### WHAT YOU HAVE TO DO
Reproduce the listing below character for character; drop every image.

### INFORMATION SHOWN
* start *
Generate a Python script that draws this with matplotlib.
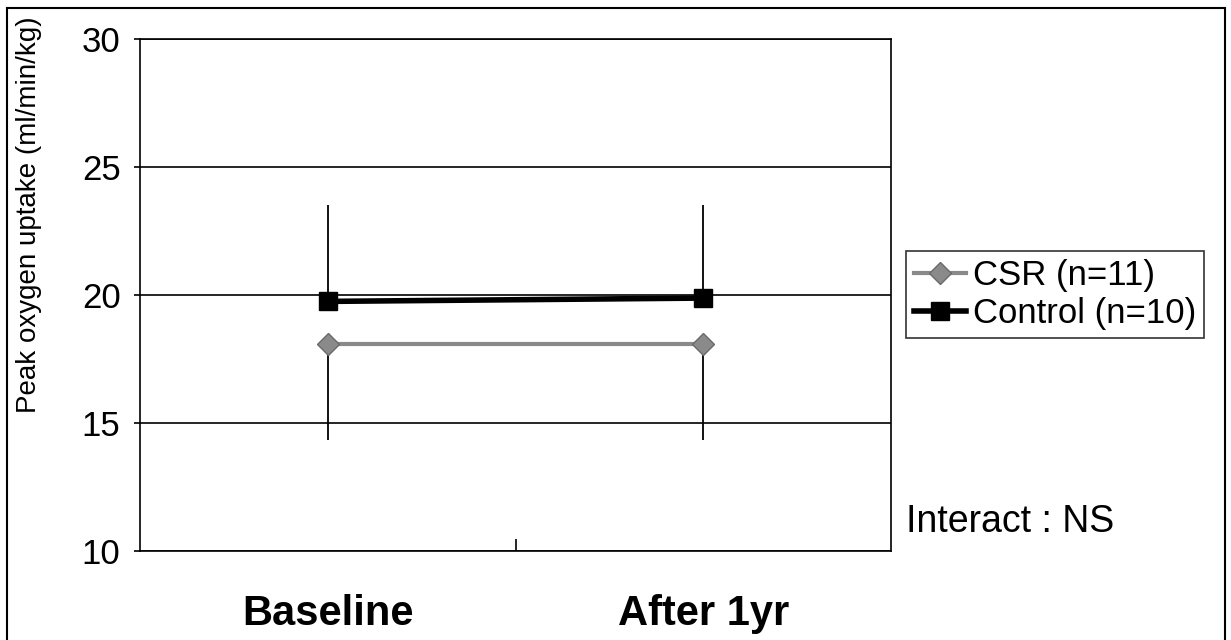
import matplotlib
matplotlib.use("Agg")
import matplotlib.pyplot as plt
from matplotlib.patches import Rectangle
import numpy as np

plt.rcParams['font.family'] = ['Liberation Sans', 'DejaVu Sans']

# data
timepoints = ["Baseline", "After 1yr"]
csr_mean = [18.1, 18.1]
csr_sd = [3.75, 3.75]
ctrl_mean = [19.75, 19.88]
ctrl_sd = [3.77, 3.63]
yticks = [10, 15, 20, 25, 30]

W, H = 1231, 640
fig = plt.figure(figsize=(W / 100, H / 100), dpi=100)
ax = fig.add_axes([140 / W, 1 - 551 / H, 751 / W, 512 / H])

x = np.arange(len(timepoints))

# error bars: upward for control, downward for CSR
ax.errorbar(x, ctrl_mean, yerr=[np.zeros(2), ctrl_sd], fmt='none',
            ecolor='black', elinewidth=1.3, capsize=0, zorder=3)
ax.errorbar(x, csr_mean, yerr=[csr_sd, np.zeros(2)], fmt='none',
            ecolor='black', elinewidth=1.3, capsize=0, zorder=3)

ax.plot(x, csr_mean, color='#8a8a8a', lw=3, marker='D', ms=11,
        mfc='#8a8a8a', mec='#6a6a6a', label='CSR (n=11)', zorder=4)
ax.plot(x, ctrl_mean, color='black', lw=4, marker='s', ms=13.5,
        label='Control (n=10)', zorder=5)

ax.set_xlim(-0.5, 1.5)
ax.set_ylim(10, 30)
ax.set_yticks(yticks)
ax.yaxis.grid(True, color='black', lw=1.2)
ax.set_axisbelow(True)

ax.set_xticks(x)
ax.set_xticklabels(timepoints, fontsize=30, fontweight='bold')
ax.tick_params(axis='x', length=0, pad=31)
ax.set_xticks([0.5], minor=True)
ax.tick_params(axis='x', which='minor', direction='in', length=9, width=1.2)
ax.tick_params(axis='y', labelsize=25, length=4, width=1.2, pad=10)
for s in ax.spines.values():
    s.set_linewidth(1.2)

fig.text(29 / W, 1 - 215 / H, 'Peak oxygen uptake (ml/min/kg)', rotation=90,
         fontsize=20, ha='center', va='center')
fig.text(906 / W, 1 - 522 / H, 'Interact : NS', fontsize=27, ha='left', va='center')

leg = ax.legend(loc='center left', bbox_to_anchor=(906 / W, 1 - 294.5 / H),
                bbox_transform=fig.transFigure, fontsize=25, frameon=True,
                fancybox=False, edgecolor='black', handlelength=1.5,
                handletextpad=0.2, borderpad=0.22, labelspacing=0.14,
                borderaxespad=0)
leg.get_frame().set_linewidth(1.2)

# outer border around the whole chart (bottom edge is cut off)
fig.add_artist(Rectangle((7 / W, -0.05), (1225 - 7) / W, 1.05 - 8 / H,
                         transform=fig.transFigure, fill=False,
                         edgecolor='black', lw=1.5))

fig.savefig('out.png', dpi=100)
* end *
### THE ANSWER
Generate a Python script that draws this with matplotlib.
import matplotlib
matplotlib.use("Agg")
import matplotlib.pyplot as plt
from matplotlib.patches import Rectangle
import numpy as np

plt.rcParams['font.family'] = ['Liberation Sans', 'DejaVu Sans']

# data
timepoints = ["Baseline", "After 1yr"]
csr_mean = [18.1, 18.1]
csr_sd = [3.75, 3.75]
ctrl_mean = [19.75, 19.88]
ctrl_sd = [3.77, 3.63]
yticks = [10, 15, 20, 25, 30]

W, H = 1231, 640
fig = plt.figure(figsize=(W / 100, H / 100), dpi=100)
ax = fig.add_axes([140 / W, 1 - 551 / H, 751 / W, 512 / H])

x = np.arange(len(timepoints))

# error bars: upward for control, downward for CSR
ax.errorbar(x, ctrl_mean, yerr=[np.zeros(2), ctrl_sd], fmt='none',
            ecolor='black', elinewidth=1.3, capsize=0, zorder=3)
ax.errorbar(x, csr_mean, yerr=[csr_sd, np.zeros(2)], fmt='none',
            ecolor='black', elinewidth=1.3, capsize=0, zorder=3)

ax.plot(x, csr_mean, color='#8a8a8a', lw=3, marker='D', ms=11,
        mfc='#8a8a8a', mec='#6a6a6a', label='CSR (n=11)', zorder=4)
ax.plot(x, ctrl_mean, color='black', lw=4, marker='s', ms=13.5,
        label='Control (n=10)', zorder=5)

ax.set_xlim(-0.5, 1.5)
ax.set_ylim(10, 30)
ax.set_yticks(yticks)
ax.yaxis.grid(True, color='black', lw=1.2)
ax.set_axisbelow(True)

ax.set_xticks(x)
ax.set_xticklabels(timepoints, fontsize=30, fontweight='bold')
ax.tick_params(axis='x', length=0, pad=31)
ax.set_xticks([0.5], minor=True)
ax.tick_params(axis='x', which='minor', direction='in', length=9, width=1.2)
ax.tick_params(axis='y', labelsize=25, length=4, width=1.2, pad=10)
for s in ax.spines.values():
    s.set_linewidth(1.2)

fig.text(29 / W, 1 - 215 / H, 'Peak oxygen uptake (ml/min/kg)', rotation=90,
         fontsize=20, ha='center', va='center')
fig.text(906 / W, 1 - 522 / H, 'Interact : NS', fontsize=27, ha='left', va='center')

leg = ax.legend(loc='center left', bbox_to_anchor=(906 / W, 1 - 294.5 / H),
                bbox_transform=fig.transFigure, fontsize=25, frameon=True,
                fancybox=False, edgecolor='black', handlelength=1.5,
                handletextpad=0.2, borderpad=0.22, labelspacing=0.14,
                borderaxespad=0)
leg.get_frame().set_linewidth(1.2)

# outer border around the whole chart (bottom edge is cut off)
fig.add_artist(Rectangle((7 / W, -0.05), (1225 - 7) / W, 1.05 - 8 / H,
                         transform=fig.transFigure, fill=False,
                         edgecolor='black', lw=1.5))

fig.savefig('out.png', dpi=100)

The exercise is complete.